We made our way from Belltown to the Paramount and could hardly contain our excitement as we settled into our seats.  Shane has been a big fan of Louis CK for years, and I’ve recently come to see past the occasional (err…frequent) crudeness and get a good laugh out of his stand-up.  I had pretty high expectations heading into this – it was our first comedy show and I’d heard from a couple of people that this tour was hilarious.  And wowsers – he hit my high expectations out of the ballpark.  My cheeks hurt from laughing by the time he left the stage.  And then he came out for an encore and I howled some more.  Thanks, Louis – we needed that.

I assumed we’d jump on lightrail and head home after the show was over, but Shane had another whim up his sleeve as he pulled out his phone to look up downtown dessert places.  We walked down 4th Avenue, taking in the decorations and the lights and the clear, crisp night.

We landed at Purple wine bar and after four seconds of perusing the menu, I settled on the creme brulee.  Shane ordered a stinky blue cheese plate and a glass of port, and we sat there for awhile, still chuckling over our favorite Louis jokes and remarking what a fun, random night it had been (the Shorty’s crowd and the Purple crowd are typically not one and the same).

Much love to my man and my city – we should all get together more often.

I remember having a “preach it, sister” moment when Nance shared in c-group a few weeks ago about how hard it can be to hold sorrow and joy in tension, not letting one disallow the other.  This has been particularly difficult for me this holiday season - our unrealized baby hopes have squashed my spirit, leaving me frustrated and broken at a time of year usually marked with thankfulness and cheer.  I’ve had a hard time finding the good in the midst so much sadness.  But I resolved last week to turn it around – to hit pause on my wallowing and enjoy a weekend full of Christmas parties and gift-wrapping and soaking in God’s abundant blessings.  I had my Christmas playlist all queued up, my little black dress picked out for the office holiday party, our cupboards stocked with the ingredients for pumpkin bread and my favorite biscotti.

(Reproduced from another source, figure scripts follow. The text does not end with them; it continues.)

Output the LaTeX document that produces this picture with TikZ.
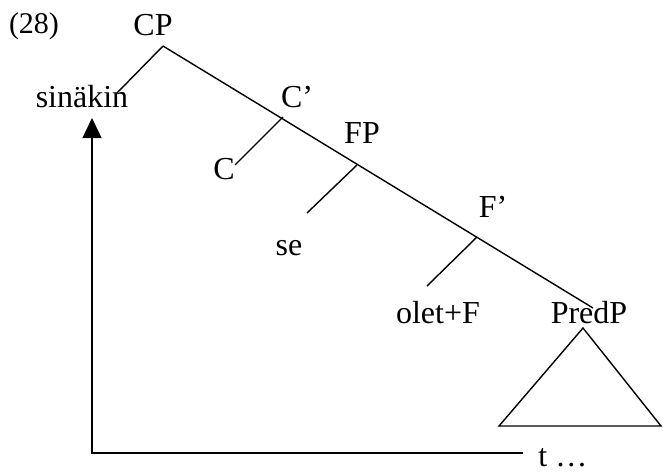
\documentclass[tikz,border=0pt]{standalone}
\usepackage{fontspec}
\setmainfont{Liberation Serif}
\usetikzlibrary{arrows.meta}
\begin{document}
\begin{tikzpicture}[x=0.5pt,y=-0.5pt,
  lbl/.style={inner sep=0pt,anchor=base,font=\fontsize{16}{19}\selectfont},
  edge/.style={line width=0.7pt},
  move/.style={line width=0.7pt,-{Triangle[length=10pt,width=9.5pt]}}]
\useasboundingbox (0,0) rectangle (663,471);
% labels
\node[lbl,font=\fontsize{15}{18}\selectfont] (ex) at (34,33) {(28)};
\node[lbl] (cpl) at (153,35) {CP};
\node[lbl] (sin) at (82,107) {sinäkin};
\node[lbl] (cbl) at (297,107) {C’};
\node[lbl] (cl) at (224,179) {C};
\node[lbl] (fpl) at (362,143) {FP};
\node[lbl] (sel) at (289,255) {se};
\node[lbl] (fbl) at (493,217) {F’};
\node[lbl] (olet) at (438,323) {olet+F};
\node[lbl] (predl) at (589,323) {PredP};
\node[lbl,anchor=base west] (tl) at (538,466) {t \ldots};
% junctions
\coordinate (cp) at (163,46);
\coordinate (sinE) at (117,93);
\coordinate (cb) at (283,117);
\coordinate (cE) at (235,165);
\coordinate (fp) at (357,165);
\coordinate (seE) at (307,213);
\coordinate (fb) at (477,237);
\coordinate (oletE) at (427,286);
\coordinate (pred) at (593,308);
\coordinate (triA) at (583,328);
\coordinate (triL) at (499,426);
\coordinate (triR) at (661,426);
\coordinate (tE) at (523,453);
\coordinate (corner) at (92,453);
\coordinate (tip) at (92,118);
% tree
\draw[edge] (cp) -- (pred);
\draw[edge] (cp) -- (sinE);
\draw[edge] (cb) -- (cE);
\draw[edge] (fp) -- (seE);
\draw[edge] (fb) -- (oletE);
\draw[edge] (triA) -- (triL) -- (triR) -- cycle;
% movement
\draw[move] (tE) -- (corner) -- (tip);
\end{tikzpicture}
\end{document}
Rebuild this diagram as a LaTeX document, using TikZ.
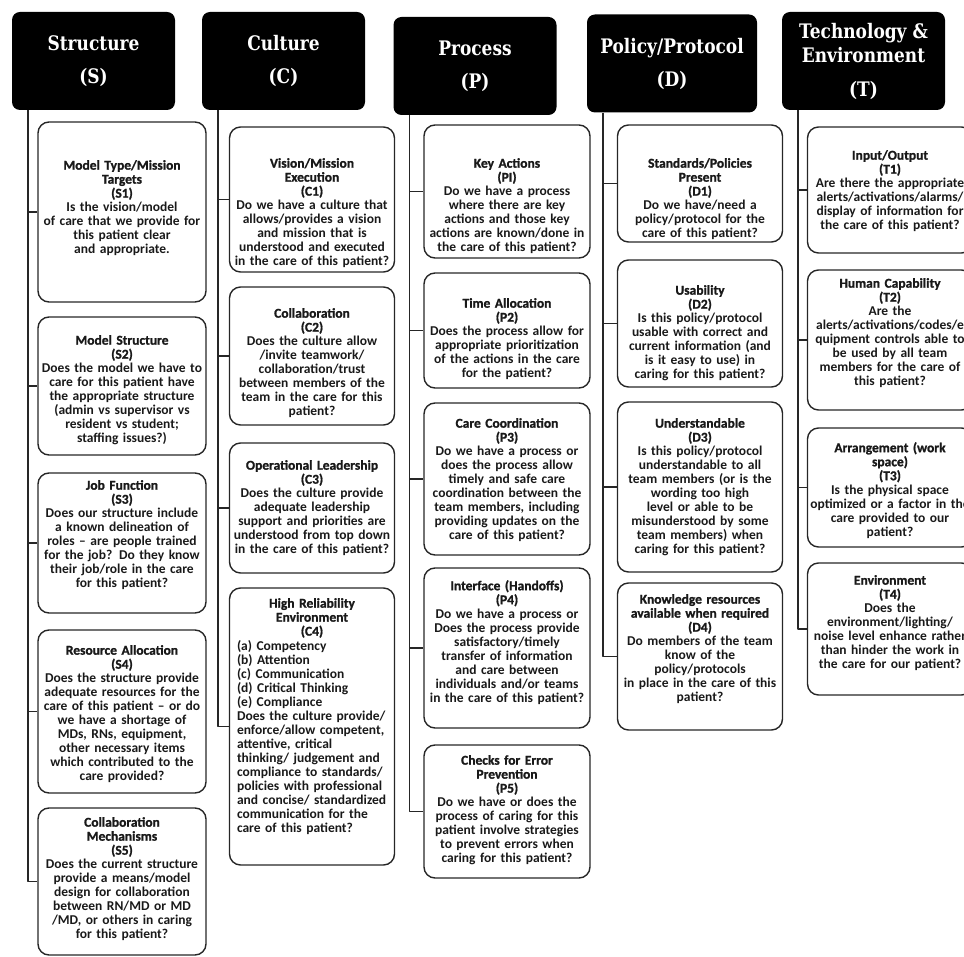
\documentclass[tikz,border=0pt]{standalone}
\usepackage{fontspec}
\setmainfont{Carlito}
\newfontfamily\ttlfont[BoldFeatures={FakeBold=1.2}]{Carlito}
\newfontfamily\hdfont[FakeStretch=0.85]{DejaVu Serif}
\usepackage{tikz}
\usetikzlibrary{calc}
\tikzset{hd/.style={fill=black,rounded corners=8pt,text=white,minimum width=163pt,minimum height=98pt,align=center,inner sep=0pt,font=\hdfont\bfseries\fontsize{20}{24}\selectfont}}
\tikzset{bx/.style={draw=black!85,line width=1.4pt,rounded corners=11pt,minimum width=166pt}}
\tikzset{tx/.style={anchor=north,inner sep=0pt,text width=162pt,align=center,text=black!90,font=\fontsize{13.5}{14}\selectfont\bfseries}}
\tikzset{ln/.style={draw=black!85,line width=1.4pt}}

\begin{document}
\begin{tikzpicture}[line join=round,x=1pt,y=-1pt]
  \clip (0,0) rectangle (964,957);
  % headers
  \node[hd] (S) at (93.5,61) {Structure\\[9pt](S)};
  \node[hd] (C) at (283.5,61) {Culture\\[9pt](C)};
  \node[hd] (P) at (475,66) {Process\\[9pt](P)};
  \node[hd,minimum width=170pt] (D) at (672,63.5) {Policy/Protocol\\[9pt](D)};
  \node[hd] (T) at (863.5,61) {Technology \&\\Environment\\[10pt](T)};
  \coordinate (s) at ([xshift=16pt]S.south west);
  \coordinate (c) at ([xshift=16pt]C.south west);
  \coordinate (p) at ([xshift=16pt]P.south west);
  \coordinate (d) at ([xshift=16pt]D.south west);
  \coordinate (t) at ([xshift=16pt]T.south west);

  % structure
  \node[bx,minimum width=168pt,minimum height=180pt] (S1) at (122,212) {};
  \node[tx] (S1t) at (122,160) {{\ttlfont Model Type/Mission\\Targets\\(S1)}\\Is the vision/model\\of care that we provide for\\this patient clear\\and appropriate.};
  \node[bx,minimum width=168pt,minimum height=138pt] (S2) at (122,386) {};
  \node[tx] (S2t) at (122,335) {{\ttlfont Model Structure\\(S2)}\\Does the model we have to\\care for this patient have\\the appropriate structure\\(admin vs supervisor vs\\resident vs student;\\staffing issues?)};
  \node[bx,minimum width=168pt,minimum height=140pt] (S3) at (122,543) {};
  \node[tx] (S3t) at (122,480) {{\ttlfont Job Function\\(S3)}\\Does our structure include\\a known delineation of\\roles -- are people trained\\for the job? Do they know\\their job/role in the care\\for this patient?};
  \node[bx,minimum width=168pt,minimum height=163pt] (S4) at (122,711.5) {};
  \node[tx] (S4t) at (122,645) {{\ttlfont Resource Allocation\\(S4)}\\Does the structure provide\\adequate resources for the\\care of this patient -- or do\\we have a shortage of\\MDs, RNs, equipment,\\other necessary items\\which contributed to the\\care provided?};
  \node[bx,minimum width=168pt,minimum height=147pt] (S5) at (122,881.5) {};
  \node[tx] (S5t) at (122,817) {{\ttlfont Collaboration\\Mechanisms\\(S5)}\\Does the current structure\\provide a means/model\\design for collaboration\\between RN/MD or MD\\/MD, or others in caring\\for this patient?};
  \draw[ln] (s) |- (S5.west);
  \draw[ln] (s |- S1.west) -- (S1.west);
  \draw[ln] (s |- S2.west) -- (S2.west);
  \draw[ln] (s |- S3.west) -- (S3.west);
  \draw[ln] (s |- S4.west) -- (S4.west);

  % culture
  \node[bx,minimum width=165pt,minimum height=145pt] (C1) at (312,199.5) {};
  \node[tx] (C1t) at (312,158) {{\ttlfont Vision/Mission\\Execution\\(C1)}\\Do we have a culture that\\allows/provides a vision\\and mission that is\\understood and executed\\in the care of this patient?};
  \node[bx,minimum width=165pt,minimum height=138pt] (C2) at (312,356) {};
  \node[tx] (C2t) at (312,308) {{\ttlfont Collaboration\\(C2)}\\Does the culture allow\\/invite teamwork/\\collaboration/trust\\between members of the\\team in the care for this\\patient?};
  \node[bx,minimum width=165pt,minimum height=130pt] (C3) at (312,508) {};
  \node[tx] (C3t) at (312,460) {{\ttlfont Operational Leadership\\(C3)}\\Does the culture provide\\adequate leadership\\support and priorities are\\understood from top down\\in the care of this patient?};
  \node[bx,minimum width=165pt,minimum height=277pt] (C4) at (312,726.5) {};
  \node[tx] (C4t) at (312,598) {{\ttlfont High Reliability\\Environment\\(C4)}};
  \node[tx,text width=156pt,align=left] (C4b) at (315,640) {(a) Competency\\(b) Attention\\(c) Communication\\(d) Critical Thinking\\(e) Compliance\\Does the culture provide/\\enforce/allow competent,\\attentive, critical\\thinking/ judgement and\\compliance to standards/\\policies with professional\\and concise/ standardized\\communication for the\\care of this patient?};
  \draw[ln] (c) |- (C4.west);
  \draw[ln] (c |- C1.west) -- (C1.west);
  \draw[ln] (c |- C2.west) -- (C2.west);
  \draw[ln] (c |- C3.west) -- (C3.west);

  % process
  \node[bx,minimum height=133pt] (P1) at (507,191.5) {};
  \node[tx] (P1t) at (507,158) {{\ttlfont Key Actions\\(PI)}\\Do we have a process\\where there are key\\actions and those key\\actions are known/done in\\the care of this patient?};
  \node[bx,minimum height=115pt] (P2) at (507,330.5) {};
  \node[tx] (P2t) at (507,298) {{\ttlfont Time Allocation\\(P2)}\\Does the process allow for\\appropriate prioritization\\of the actions in the care\\for the patient?};
  \node[bx,minimum height=152pt] (P3) at (507,479) {};
  \node[tx] (P3t) at (507,418) {{\ttlfont Care Coordination\\(P3)}\\Do we have a process or\\does the process allow\\timely and safe care\\coordination between the\\team members, including\\providing updates on the\\care of this patient?};
  \node[bx,minimum height=160pt] (P4) at (507,648) {};
  \node[tx] (P4t) at (507,580) {{\ttlfont Interface (Handoffs)\\(P4)}\\Do we have a process or\\Does the process provide\\satisfactory/timely\\transfer of information\\and care between\\individuals and/or teams\\in the care of this patient?};
  \node[bx,minimum height=133pt] (P5) at (507,811.5) {};
  \node[tx] (P5t) at (507,755) {{\ttlfont Checks for Error\\Prevention\\(P5)}\\Do we have or does the\\process of caring for this\\patient involve strategies\\to prevent errors when\\caring for this patient?};
  \draw[ln] (p) |- (P5.west);
  \draw[ln] (p |- P1.west) -- (P1.west);
  \draw[ln] (p |- P2.west) -- (P2.west);
  \draw[ln] (p |- P3.west) -- (P3.west);
  \draw[ln] (p |- P4.west) -- (P4.west);

  % policy/protocol
  \node[bx,minimum width=165pt,minimum height=117pt] (D1) at (700,183.5) {};
  \node[tx] (D1t) at (700,158) {{\ttlfont Standards/Policies\\Present\\(D1)}\\Do we have/need a\\policy/protocol for the\\care of this patient?};
  \node[bx,minimum width=165pt,minimum height=127pt] (D2) at (700,323.5) {};
  \node[tx] (D2t) at (700,285) {{\ttlfont Usability\\(D2)}\\Is this policy/protocol\\usable with correct and\\current information (and\\is it easy to use) in\\caring for this patient?};
  \node[bx,minimum width=165pt,minimum height=170pt] (D3) at (700,487) {};
  \node[tx] (D3t) at (700,418) {{\ttlfont Understandable\\(D3)}\\Is this policy/protocol\\understandable to all\\team members (or is the\\wording too high\\level or able to be\\misunderstood by some\\team members) when\\caring for this patient?};
  \node[bx,minimum width=165pt,minimum height=147pt] (D4) at (700,656.5) {};
  \node[tx] (D4t) at (700,594) {{\ttlfont Knowledge resources\\available when required\\(D4)}\\Do members of the team\\know of the\\policy/protocols\\in place in the care of this\\patient?};
  \draw[ln] (d) |- (D4.west);
  \draw[ln] (d |- D1.west) -- (D1.west);
  \draw[ln] (d |- D2.west) -- (D2.west);
  \draw[ln] (d |- D3.west) -- (D3.west);

  % technology & environment
  \node[bx,minimum width=165pt,minimum height=126pt] (T1) at (890,190) {};
  \node[tx] (T1t) at (890,150) {{\ttlfont Input/Output\\(T1)}\\Are there the appropriate\\alerts/activations/alarms/\\display of information for\\the care of this patient?};
  \node[bx,minimum width=165pt,minimum height=140pt] (T2) at (890,340) {};
  \node[tx] (T2t) at (890,278) {{\ttlfont Human Capability\\(T2)}\\Are the\\alerts/activations/codes/e\\quipment controls able to\\be used by all team\\members for the care of\\this patient?};
  \node[bx,minimum width=165pt,minimum height=119pt] (T3) at (890,487.5) {};
  \node[tx] (T3t) at (890,442) {{\ttlfont Arrangement (work\\space)\\(T3)}\\Is the physical space\\optimized or a factor in the\\care provided to our\\patient?};
  \node[bx,minimum width=165pt,minimum height=132pt] (T4) at (890,629) {};
  \node[tx] (T4t) at (890,575) {{\ttlfont Environment\\(T4)}\\Does the\\environment/lighting/\\noise level enhance rather\\than hinder the work in\\the care for our patient?};
  \draw[ln] (t) |- (T4.west);
  \draw[ln] (t |- T1.west) -- (T1.west);
  \draw[ln] (t |- T2.west) -- (T2.west);
  \draw[ln] (t |- T3.west) -- (T3.west);
\end{tikzpicture}
\end{document}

And then Friday morning happened.  I was out shopping at lunchtime when a friend’s Facebook update popped up on my phone – I saw the words “tragedy” and “children” and pulled up the NY Times to check the latest headlines.  Tragedy didn’t even begin to describe it.  I stood there for a minute on the sidewalk, stunned and suddenly feeling very alone among the crowds that were rushing in and out of stores, chatting and smiling and going about life as usual.  I headed back to my office and nearly came unglued as I read the latest breaking details.  27 people dead.  20 of them precious little children.  Moms, dads, brothers, sisters, teachers facing the loss of so much innocent life.  God, where were you?  It’s hard to find His light in the midst of such suffocating darkness.  It’s easy to feel forsaken and lost.  But I can’t, I won’t forget His promise.  I won’t forget the baby that came so long ago to redeem the world, to defeat death and pay for our sins with His suffering and sacrifice.

It still seems awfully dark out there, but as I stumble and search and cry out to Him, a light flickers as He reveals His ultimate goodness.  I see Him in the stories of the courageous and selfless teachers that loved and protected their students.  I see Him in the candles that were lit across the nation as people stood in solidarity with Newtown.  I see Him so vividly in our community of friends, our “Seattle family”.  He was there when we gathered on Saturday night for our sixth annual fondue party, where we ate and laughed and danced and experienced the joy of belonging.  God is indeed good.  Yes, there will be reasons to weep and mourn and question His ultimate plan, but there will also be reasons to dance.  And I think I’m finally seeing those reasons through the blur of my tears.